I have to implement the Floyd Algorithm in Python.

I have to use this template of code. The adjacency Matrix is given in the exercise however I have to convert it into the bimatrix as seen below. Then lastly the Floyd algorithm Needs to be executed onto the bimatrix.

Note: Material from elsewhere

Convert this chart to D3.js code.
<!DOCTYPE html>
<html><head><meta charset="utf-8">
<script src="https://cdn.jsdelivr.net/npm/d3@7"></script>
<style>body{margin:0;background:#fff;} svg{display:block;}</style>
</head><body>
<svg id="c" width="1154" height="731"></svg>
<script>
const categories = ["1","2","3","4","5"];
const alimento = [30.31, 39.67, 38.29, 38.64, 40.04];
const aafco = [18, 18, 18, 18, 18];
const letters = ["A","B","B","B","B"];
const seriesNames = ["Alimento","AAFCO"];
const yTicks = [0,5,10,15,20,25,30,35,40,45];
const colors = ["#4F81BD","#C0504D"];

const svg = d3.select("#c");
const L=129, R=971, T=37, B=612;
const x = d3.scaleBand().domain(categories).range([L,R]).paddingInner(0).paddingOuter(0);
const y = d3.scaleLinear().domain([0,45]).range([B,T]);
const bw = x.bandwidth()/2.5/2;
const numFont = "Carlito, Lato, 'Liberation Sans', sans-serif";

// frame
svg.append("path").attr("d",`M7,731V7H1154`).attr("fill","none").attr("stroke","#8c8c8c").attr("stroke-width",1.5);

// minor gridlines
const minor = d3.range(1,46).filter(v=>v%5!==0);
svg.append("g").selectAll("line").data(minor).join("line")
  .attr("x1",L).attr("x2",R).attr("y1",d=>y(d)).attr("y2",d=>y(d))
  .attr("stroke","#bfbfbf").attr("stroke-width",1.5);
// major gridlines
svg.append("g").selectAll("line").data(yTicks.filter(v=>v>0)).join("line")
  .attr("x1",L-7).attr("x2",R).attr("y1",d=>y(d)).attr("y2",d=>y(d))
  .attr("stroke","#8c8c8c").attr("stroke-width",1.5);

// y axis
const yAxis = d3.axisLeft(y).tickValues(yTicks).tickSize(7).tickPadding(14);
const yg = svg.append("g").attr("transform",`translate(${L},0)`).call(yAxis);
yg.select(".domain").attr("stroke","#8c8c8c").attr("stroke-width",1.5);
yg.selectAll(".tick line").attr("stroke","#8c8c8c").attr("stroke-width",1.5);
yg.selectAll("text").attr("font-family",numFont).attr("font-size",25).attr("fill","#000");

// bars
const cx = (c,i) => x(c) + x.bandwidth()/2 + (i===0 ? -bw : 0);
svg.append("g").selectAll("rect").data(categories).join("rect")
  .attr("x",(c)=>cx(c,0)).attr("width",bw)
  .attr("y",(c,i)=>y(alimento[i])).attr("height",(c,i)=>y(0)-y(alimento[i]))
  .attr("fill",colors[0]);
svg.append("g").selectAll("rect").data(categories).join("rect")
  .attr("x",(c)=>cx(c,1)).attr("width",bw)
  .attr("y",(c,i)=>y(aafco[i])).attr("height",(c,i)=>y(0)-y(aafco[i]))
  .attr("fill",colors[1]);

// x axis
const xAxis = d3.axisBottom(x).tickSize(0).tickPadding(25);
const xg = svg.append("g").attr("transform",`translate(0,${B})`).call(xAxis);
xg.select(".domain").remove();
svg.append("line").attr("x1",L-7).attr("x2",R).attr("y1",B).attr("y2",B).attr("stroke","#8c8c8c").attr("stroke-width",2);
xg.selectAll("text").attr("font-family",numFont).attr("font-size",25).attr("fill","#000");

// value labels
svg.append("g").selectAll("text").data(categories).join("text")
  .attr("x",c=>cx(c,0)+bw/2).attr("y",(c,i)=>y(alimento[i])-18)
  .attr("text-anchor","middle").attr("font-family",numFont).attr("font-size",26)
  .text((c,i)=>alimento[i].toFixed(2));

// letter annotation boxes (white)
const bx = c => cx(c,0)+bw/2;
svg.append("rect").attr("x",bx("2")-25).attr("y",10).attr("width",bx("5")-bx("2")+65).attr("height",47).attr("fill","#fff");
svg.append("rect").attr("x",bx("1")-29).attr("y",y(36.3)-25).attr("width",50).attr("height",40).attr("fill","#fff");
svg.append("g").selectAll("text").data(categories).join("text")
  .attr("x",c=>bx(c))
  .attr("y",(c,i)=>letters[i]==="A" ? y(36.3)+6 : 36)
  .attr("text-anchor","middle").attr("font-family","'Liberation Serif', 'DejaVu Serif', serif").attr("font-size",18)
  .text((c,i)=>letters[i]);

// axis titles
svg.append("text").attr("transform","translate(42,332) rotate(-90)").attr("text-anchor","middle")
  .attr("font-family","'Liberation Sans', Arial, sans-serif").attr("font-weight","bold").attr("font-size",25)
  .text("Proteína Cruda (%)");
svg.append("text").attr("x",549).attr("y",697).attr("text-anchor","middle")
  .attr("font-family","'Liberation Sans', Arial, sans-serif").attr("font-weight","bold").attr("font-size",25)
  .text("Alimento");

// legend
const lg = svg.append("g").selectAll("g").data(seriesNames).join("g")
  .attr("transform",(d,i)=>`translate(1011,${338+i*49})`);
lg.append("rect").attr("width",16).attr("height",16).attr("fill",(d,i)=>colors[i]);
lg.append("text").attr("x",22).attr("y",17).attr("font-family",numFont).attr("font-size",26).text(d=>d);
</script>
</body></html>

My main Problem right now consists of converting the adjacency Matrix into the bimatrix, which contains the distance as well as the previous Knot.

import math
import pprint as pp

def createBiMatrix(mat):


bimatrix = [] 


pass

return bimatrix



def updateForNode(bimat, node):

pass;




return bimat



def determinePath(bimat, start, end):


recursionStep(bimat, start, end)

print(end)


def recursionStep(bimat, start, end):

pass

return


if __name__ == "__main__":

matsize = 5

mat = [matsize * [math.inf] for i in range(matsize)]
mat[0][0] = 0
mat[0][1] = 2
mat[0][2] = 10
mat[1][1] = 0
mat[1][2] = 3
mat[1][3] = 12
mat[2][0] = 10
mat[2][1] = 3
mat[2][2] = 0
mat[2][4] = 1
mat[3][1] = 12
mat[3][3] = 0
mat[4][2] = 1
mat[4][3] = 6
mat[4][4] = 0

bim = createBiMatrix(mat)
pp.pprint(bim)


for i in range(matsize):
    bim = updateForNode(bim, i)
    print("Step " + str(i) + ":")
    pp.pprint(bim)



start = 0
end = 3
print("shortest path (" + str(start) + " nach " + str(end) + "):")
determinePath(bim, start, end)

1 Answers

0
Peter Kovary On

Assuming, that the bimatrix is meant to be a list that on index i stores shortest path to vertex i and the preceding vertex

createBiMatrix(mat):
  bimatrix = [(math.inf, None) for _ in range(len(mat))]

  for from in range(len(mat)):
    for to in range(len(mat[0])):
      if mat[from][to] < bimatrix[to][0]:
        bimatrix[to] = (mat[from][to], from)
  return bimatrix